▶ _The request_: Could you repeat, exactly as they stand, the lines between the one with "What TikZ code" and the one with "(0,0) rectangle (884,463);", inclusive, minus the pictures?

(Source code of charts)
>> begin

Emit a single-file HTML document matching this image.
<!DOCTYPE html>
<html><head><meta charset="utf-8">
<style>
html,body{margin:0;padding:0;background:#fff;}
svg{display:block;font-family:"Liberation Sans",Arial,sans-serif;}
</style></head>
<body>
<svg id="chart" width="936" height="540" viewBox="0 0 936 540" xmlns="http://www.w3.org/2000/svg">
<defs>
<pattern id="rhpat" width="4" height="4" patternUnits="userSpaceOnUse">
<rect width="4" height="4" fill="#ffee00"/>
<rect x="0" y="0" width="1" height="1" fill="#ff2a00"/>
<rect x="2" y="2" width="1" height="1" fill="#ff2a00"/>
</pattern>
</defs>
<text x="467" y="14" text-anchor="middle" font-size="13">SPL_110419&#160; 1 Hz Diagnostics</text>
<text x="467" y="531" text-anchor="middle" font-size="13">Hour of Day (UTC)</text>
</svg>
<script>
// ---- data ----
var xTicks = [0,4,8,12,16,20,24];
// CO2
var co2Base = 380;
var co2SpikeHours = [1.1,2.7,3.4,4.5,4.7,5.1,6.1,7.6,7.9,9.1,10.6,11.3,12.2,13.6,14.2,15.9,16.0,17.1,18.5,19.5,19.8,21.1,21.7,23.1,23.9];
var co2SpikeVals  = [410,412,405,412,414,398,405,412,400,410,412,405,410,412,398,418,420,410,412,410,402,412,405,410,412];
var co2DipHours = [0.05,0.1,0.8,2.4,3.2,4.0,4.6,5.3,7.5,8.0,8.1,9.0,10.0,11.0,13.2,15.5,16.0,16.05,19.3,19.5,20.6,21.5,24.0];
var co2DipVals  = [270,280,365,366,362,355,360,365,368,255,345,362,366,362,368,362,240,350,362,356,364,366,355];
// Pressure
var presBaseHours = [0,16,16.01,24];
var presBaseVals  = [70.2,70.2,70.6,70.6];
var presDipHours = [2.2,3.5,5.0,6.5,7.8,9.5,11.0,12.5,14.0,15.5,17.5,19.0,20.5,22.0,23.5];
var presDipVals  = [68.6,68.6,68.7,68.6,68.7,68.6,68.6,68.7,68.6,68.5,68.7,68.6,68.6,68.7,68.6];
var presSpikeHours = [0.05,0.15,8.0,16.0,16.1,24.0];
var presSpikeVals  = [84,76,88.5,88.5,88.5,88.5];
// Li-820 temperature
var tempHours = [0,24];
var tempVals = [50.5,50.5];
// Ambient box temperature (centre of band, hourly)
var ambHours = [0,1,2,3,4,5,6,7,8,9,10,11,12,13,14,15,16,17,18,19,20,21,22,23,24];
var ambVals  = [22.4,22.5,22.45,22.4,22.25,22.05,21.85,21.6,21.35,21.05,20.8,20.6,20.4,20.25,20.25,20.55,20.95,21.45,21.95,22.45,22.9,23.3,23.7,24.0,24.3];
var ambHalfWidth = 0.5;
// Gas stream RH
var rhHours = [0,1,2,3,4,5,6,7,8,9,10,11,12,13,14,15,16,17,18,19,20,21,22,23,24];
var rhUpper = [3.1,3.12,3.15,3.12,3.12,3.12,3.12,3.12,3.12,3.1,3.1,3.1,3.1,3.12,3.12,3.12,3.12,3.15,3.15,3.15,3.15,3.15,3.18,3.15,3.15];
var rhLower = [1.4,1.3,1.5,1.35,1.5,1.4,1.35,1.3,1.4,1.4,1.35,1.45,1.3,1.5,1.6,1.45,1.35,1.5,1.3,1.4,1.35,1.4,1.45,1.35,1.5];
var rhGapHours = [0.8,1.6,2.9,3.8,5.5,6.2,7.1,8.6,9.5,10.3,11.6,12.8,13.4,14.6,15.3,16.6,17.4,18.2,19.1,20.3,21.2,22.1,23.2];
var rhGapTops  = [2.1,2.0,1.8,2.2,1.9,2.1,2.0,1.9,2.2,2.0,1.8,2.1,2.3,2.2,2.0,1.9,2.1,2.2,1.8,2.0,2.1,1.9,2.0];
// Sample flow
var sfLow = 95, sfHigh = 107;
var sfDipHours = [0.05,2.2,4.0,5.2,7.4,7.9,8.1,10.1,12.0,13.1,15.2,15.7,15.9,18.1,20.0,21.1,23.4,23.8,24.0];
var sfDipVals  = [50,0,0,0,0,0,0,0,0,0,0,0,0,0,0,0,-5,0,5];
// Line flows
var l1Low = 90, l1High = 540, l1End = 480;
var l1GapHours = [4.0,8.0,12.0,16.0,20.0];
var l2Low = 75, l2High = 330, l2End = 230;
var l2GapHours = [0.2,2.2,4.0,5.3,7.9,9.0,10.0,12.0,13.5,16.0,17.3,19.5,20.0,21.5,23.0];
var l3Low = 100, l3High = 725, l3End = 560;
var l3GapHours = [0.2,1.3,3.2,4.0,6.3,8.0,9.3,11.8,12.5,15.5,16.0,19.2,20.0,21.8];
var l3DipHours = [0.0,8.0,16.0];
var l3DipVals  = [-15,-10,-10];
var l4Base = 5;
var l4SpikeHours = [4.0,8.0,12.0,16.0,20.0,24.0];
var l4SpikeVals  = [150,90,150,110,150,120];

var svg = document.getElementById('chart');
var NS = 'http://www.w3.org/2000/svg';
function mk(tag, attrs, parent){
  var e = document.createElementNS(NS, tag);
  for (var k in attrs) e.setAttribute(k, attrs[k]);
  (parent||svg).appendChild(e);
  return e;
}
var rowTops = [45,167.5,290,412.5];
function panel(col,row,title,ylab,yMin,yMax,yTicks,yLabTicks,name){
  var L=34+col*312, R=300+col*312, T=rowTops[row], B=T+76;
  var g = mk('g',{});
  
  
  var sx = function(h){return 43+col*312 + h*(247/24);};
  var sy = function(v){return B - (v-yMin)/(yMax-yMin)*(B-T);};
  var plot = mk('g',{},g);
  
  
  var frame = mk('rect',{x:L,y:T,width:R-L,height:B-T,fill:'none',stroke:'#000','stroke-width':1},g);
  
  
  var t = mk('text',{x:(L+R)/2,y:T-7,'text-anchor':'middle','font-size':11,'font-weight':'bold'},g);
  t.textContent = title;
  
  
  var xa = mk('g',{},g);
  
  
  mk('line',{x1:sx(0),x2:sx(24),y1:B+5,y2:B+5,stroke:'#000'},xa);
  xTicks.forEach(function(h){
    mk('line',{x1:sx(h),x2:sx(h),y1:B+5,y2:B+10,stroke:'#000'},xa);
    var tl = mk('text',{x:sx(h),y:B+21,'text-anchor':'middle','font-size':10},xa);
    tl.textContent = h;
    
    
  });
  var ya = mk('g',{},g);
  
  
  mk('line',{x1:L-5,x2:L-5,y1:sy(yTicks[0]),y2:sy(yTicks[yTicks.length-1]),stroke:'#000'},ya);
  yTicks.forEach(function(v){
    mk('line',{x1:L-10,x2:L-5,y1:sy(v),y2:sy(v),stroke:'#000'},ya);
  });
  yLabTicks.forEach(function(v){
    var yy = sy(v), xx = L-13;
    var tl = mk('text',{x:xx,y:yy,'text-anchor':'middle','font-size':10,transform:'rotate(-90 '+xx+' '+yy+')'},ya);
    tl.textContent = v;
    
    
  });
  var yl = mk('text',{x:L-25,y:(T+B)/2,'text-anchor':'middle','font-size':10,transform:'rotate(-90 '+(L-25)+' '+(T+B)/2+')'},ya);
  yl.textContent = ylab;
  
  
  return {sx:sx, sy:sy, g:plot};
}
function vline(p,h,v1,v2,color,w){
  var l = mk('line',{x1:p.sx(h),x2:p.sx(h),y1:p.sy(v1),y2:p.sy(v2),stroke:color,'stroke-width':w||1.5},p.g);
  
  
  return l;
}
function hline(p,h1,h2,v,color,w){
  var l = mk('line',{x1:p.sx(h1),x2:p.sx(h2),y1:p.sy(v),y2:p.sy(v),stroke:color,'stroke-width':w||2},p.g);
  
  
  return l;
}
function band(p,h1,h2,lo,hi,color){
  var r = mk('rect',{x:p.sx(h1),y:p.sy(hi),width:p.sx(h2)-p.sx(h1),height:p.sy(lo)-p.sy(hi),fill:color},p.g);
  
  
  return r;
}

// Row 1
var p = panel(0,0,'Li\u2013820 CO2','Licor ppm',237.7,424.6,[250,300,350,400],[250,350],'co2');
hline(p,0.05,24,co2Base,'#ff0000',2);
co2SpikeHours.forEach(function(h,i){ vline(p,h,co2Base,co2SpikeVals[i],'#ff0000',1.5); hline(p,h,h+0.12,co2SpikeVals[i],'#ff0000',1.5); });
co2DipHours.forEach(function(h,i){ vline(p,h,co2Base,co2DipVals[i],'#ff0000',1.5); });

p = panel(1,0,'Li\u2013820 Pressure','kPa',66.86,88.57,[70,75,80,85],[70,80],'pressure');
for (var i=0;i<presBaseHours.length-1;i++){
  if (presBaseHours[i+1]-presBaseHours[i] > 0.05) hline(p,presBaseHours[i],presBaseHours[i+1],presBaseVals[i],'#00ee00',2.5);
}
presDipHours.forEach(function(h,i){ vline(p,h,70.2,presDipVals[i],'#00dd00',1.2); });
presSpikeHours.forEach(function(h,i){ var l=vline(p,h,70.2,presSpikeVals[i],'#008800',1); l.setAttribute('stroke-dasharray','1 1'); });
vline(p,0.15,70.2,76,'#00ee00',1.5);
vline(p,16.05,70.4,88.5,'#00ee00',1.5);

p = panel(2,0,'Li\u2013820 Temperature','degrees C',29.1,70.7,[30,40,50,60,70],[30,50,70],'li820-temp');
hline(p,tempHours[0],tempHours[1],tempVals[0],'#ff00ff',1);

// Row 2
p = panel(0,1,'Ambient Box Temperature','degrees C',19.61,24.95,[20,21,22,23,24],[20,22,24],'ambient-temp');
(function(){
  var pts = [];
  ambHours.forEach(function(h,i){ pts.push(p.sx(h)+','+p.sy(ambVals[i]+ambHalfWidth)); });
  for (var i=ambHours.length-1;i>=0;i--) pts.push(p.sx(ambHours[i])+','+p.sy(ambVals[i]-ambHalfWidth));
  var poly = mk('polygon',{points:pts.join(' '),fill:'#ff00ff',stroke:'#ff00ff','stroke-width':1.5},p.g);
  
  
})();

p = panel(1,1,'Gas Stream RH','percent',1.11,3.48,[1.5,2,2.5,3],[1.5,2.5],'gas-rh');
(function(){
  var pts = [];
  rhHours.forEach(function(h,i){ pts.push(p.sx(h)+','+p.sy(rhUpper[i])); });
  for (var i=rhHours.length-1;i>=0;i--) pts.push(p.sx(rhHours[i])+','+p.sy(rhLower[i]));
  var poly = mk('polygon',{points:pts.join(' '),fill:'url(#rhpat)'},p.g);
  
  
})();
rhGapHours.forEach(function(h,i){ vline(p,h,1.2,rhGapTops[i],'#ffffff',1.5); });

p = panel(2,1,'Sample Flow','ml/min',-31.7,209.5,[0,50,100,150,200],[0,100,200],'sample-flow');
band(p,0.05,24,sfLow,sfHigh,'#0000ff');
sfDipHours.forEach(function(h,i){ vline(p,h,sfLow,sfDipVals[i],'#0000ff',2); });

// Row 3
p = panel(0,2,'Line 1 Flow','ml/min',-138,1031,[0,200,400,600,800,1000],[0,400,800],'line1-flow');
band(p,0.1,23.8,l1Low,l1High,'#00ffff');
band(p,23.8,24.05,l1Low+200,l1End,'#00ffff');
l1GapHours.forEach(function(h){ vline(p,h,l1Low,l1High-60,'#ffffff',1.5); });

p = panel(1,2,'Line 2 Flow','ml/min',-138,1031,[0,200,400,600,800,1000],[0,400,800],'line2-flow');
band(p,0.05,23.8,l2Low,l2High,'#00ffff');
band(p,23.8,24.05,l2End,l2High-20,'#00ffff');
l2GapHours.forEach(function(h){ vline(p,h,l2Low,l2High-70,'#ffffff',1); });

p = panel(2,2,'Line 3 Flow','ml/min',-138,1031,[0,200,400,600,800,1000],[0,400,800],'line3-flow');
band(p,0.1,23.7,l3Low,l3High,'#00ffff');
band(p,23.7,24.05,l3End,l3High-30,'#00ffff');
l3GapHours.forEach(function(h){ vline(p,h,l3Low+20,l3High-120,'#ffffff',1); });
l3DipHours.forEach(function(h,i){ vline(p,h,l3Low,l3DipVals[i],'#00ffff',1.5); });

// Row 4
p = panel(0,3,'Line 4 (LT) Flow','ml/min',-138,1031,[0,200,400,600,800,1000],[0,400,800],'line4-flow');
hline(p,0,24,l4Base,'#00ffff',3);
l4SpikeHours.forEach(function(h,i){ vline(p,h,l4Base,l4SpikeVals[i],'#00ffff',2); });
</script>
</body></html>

>> end
>> begin

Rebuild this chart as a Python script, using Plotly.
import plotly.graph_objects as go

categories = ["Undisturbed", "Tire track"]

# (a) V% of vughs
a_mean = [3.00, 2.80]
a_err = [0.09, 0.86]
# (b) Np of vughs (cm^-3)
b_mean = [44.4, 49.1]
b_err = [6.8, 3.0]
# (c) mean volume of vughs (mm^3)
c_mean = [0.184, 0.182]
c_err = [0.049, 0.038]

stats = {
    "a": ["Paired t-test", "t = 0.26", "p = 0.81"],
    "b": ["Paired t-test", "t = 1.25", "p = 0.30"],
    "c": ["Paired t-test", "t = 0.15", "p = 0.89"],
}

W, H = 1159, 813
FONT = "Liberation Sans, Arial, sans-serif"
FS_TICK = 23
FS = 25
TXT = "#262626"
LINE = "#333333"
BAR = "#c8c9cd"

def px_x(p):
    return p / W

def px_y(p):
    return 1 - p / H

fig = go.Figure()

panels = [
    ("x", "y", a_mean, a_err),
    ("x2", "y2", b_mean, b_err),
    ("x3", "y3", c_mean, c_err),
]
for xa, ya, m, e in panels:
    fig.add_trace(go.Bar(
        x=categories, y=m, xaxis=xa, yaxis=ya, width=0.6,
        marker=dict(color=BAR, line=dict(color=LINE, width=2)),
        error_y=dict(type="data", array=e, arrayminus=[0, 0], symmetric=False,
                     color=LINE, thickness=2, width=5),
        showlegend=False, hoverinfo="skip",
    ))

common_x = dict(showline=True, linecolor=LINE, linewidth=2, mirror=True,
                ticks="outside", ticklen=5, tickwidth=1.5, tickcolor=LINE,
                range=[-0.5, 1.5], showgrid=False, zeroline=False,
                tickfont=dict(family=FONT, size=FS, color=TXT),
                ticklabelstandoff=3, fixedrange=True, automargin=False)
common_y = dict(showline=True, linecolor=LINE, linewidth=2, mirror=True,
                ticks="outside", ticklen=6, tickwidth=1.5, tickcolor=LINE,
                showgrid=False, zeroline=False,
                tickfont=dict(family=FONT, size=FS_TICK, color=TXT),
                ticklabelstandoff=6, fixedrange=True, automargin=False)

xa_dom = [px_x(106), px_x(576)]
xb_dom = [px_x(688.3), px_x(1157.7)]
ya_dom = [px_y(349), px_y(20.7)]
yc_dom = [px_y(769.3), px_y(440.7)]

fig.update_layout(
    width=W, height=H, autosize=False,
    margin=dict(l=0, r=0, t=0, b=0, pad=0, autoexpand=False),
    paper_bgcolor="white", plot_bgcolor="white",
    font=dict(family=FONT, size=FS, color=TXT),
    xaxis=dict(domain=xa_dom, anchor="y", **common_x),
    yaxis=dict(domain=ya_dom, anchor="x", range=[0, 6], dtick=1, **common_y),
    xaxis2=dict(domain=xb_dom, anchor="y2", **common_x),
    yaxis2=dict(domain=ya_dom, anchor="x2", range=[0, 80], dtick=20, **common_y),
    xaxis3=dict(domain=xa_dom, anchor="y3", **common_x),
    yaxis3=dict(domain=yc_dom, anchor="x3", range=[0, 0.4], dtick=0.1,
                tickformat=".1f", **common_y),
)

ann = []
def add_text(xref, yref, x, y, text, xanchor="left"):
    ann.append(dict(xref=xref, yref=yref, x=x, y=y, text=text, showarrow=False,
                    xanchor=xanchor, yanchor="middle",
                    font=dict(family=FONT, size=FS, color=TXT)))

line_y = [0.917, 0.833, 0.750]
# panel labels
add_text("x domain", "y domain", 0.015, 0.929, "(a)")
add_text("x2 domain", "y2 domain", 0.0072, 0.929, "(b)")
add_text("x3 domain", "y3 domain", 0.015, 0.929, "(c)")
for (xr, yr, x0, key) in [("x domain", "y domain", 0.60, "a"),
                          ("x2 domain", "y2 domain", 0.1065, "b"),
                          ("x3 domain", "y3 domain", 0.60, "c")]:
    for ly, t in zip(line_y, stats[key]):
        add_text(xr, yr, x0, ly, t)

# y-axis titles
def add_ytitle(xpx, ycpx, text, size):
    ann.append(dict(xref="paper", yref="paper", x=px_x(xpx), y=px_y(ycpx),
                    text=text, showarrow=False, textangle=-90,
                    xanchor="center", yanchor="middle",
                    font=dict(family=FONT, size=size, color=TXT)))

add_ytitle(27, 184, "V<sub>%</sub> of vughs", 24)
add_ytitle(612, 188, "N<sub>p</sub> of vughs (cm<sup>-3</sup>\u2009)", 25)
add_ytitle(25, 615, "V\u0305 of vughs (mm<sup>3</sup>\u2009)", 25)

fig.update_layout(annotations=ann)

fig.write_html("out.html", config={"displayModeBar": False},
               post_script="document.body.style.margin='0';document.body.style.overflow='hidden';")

>> end
>> begin

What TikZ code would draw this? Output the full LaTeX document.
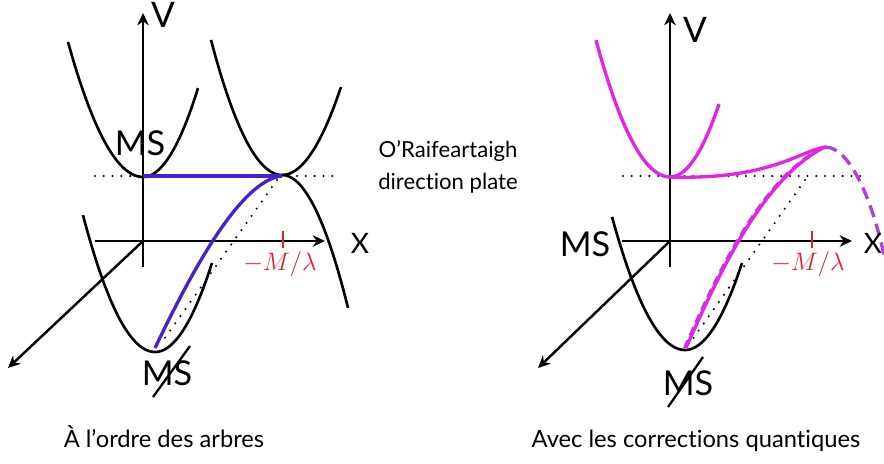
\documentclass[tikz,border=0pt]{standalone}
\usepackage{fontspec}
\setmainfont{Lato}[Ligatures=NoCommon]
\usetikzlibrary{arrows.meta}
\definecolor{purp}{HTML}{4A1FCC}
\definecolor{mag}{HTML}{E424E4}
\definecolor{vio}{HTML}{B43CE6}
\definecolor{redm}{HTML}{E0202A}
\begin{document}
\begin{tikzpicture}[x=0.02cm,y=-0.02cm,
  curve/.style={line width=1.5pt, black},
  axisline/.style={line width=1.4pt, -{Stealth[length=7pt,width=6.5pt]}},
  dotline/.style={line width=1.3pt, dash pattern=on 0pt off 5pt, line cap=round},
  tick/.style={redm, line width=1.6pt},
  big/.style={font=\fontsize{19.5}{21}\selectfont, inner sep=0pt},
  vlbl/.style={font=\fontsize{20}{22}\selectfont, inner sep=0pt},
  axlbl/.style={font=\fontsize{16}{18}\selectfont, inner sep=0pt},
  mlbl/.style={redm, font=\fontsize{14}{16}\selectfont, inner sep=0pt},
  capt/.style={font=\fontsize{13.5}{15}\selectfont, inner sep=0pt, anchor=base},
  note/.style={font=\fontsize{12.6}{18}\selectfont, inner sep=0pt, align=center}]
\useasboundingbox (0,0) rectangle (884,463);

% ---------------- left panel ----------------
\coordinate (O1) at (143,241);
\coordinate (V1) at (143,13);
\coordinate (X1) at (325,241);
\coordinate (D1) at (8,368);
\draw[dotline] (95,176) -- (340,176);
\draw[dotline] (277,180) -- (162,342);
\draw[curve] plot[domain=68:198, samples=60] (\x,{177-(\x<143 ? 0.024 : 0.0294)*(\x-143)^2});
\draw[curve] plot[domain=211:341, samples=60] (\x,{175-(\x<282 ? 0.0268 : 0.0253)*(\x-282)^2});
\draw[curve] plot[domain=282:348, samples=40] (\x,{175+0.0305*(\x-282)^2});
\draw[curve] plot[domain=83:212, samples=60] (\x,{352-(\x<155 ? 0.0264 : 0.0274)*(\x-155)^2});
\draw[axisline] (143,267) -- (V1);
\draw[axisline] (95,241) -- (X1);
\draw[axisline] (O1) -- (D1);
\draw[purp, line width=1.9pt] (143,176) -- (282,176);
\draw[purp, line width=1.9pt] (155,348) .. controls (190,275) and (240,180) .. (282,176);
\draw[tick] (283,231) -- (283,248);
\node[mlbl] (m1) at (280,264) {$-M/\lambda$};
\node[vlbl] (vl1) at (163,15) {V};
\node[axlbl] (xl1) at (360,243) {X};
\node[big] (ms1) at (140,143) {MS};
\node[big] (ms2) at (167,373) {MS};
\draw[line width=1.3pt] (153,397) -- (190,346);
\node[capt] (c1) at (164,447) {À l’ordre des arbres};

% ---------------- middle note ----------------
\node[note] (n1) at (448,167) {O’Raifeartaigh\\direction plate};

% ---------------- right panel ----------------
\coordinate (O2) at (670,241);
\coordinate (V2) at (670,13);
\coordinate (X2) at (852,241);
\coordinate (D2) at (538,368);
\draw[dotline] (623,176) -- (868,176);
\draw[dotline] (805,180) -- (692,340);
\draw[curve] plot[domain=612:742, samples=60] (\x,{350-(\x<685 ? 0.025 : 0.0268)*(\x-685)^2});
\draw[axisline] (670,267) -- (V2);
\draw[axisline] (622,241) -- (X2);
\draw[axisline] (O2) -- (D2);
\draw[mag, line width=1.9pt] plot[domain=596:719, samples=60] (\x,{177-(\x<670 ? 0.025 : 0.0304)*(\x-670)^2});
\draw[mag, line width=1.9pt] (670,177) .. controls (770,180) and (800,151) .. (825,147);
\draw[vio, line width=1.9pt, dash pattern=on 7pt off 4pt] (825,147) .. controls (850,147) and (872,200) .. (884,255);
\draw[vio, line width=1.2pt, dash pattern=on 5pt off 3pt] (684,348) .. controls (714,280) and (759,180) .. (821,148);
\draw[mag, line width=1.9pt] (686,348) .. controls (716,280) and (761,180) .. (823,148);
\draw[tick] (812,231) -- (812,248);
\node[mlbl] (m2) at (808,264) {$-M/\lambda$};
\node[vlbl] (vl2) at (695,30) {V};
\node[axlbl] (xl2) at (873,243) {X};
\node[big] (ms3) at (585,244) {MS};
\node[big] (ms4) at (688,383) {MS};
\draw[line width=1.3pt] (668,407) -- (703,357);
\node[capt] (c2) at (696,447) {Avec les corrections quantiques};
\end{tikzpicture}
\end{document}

>> end

▶ _Solution to the problem_:
What TikZ code would draw this? Output the full LaTeX document.
\documentclass[tikz,border=0pt]{standalone}
\usepackage{fontspec}
\setmainfont{Lato}[Ligatures=NoCommon]
\usetikzlibrary{arrows.meta}
\definecolor{purp}{HTML}{4A1FCC}
\definecolor{mag}{HTML}{E424E4}
\definecolor{vio}{HTML}{B43CE6}
\definecolor{redm}{HTML}{E0202A}
\begin{document}
\begin{tikzpicture}[x=0.02cm,y=-0.02cm,
  curve/.style={line width=1.5pt, black},
  axisline/.style={line width=1.4pt, -{Stealth[length=7pt,width=6.5pt]}},
  dotline/.style={line width=1.3pt, dash pattern=on 0pt off 5pt, line cap=round},
  tick/.style={redm, line width=1.6pt},
  big/.style={font=\fontsize{19.5}{21}\selectfont, inner sep=0pt},
  vlbl/.style={font=\fontsize{20}{22}\selectfont, inner sep=0pt},
  axlbl/.style={font=\fontsize{16}{18}\selectfont, inner sep=0pt},
  mlbl/.style={redm, font=\fontsize{14}{16}\selectfont, inner sep=0pt},
  capt/.style={font=\fontsize{13.5}{15}\selectfont, inner sep=0pt, anchor=base},
  note/.style={font=\fontsize{12.6}{18}\selectfont, inner sep=0pt, align=center}]
\useasboundingbox (0,0) rectangle (884,463);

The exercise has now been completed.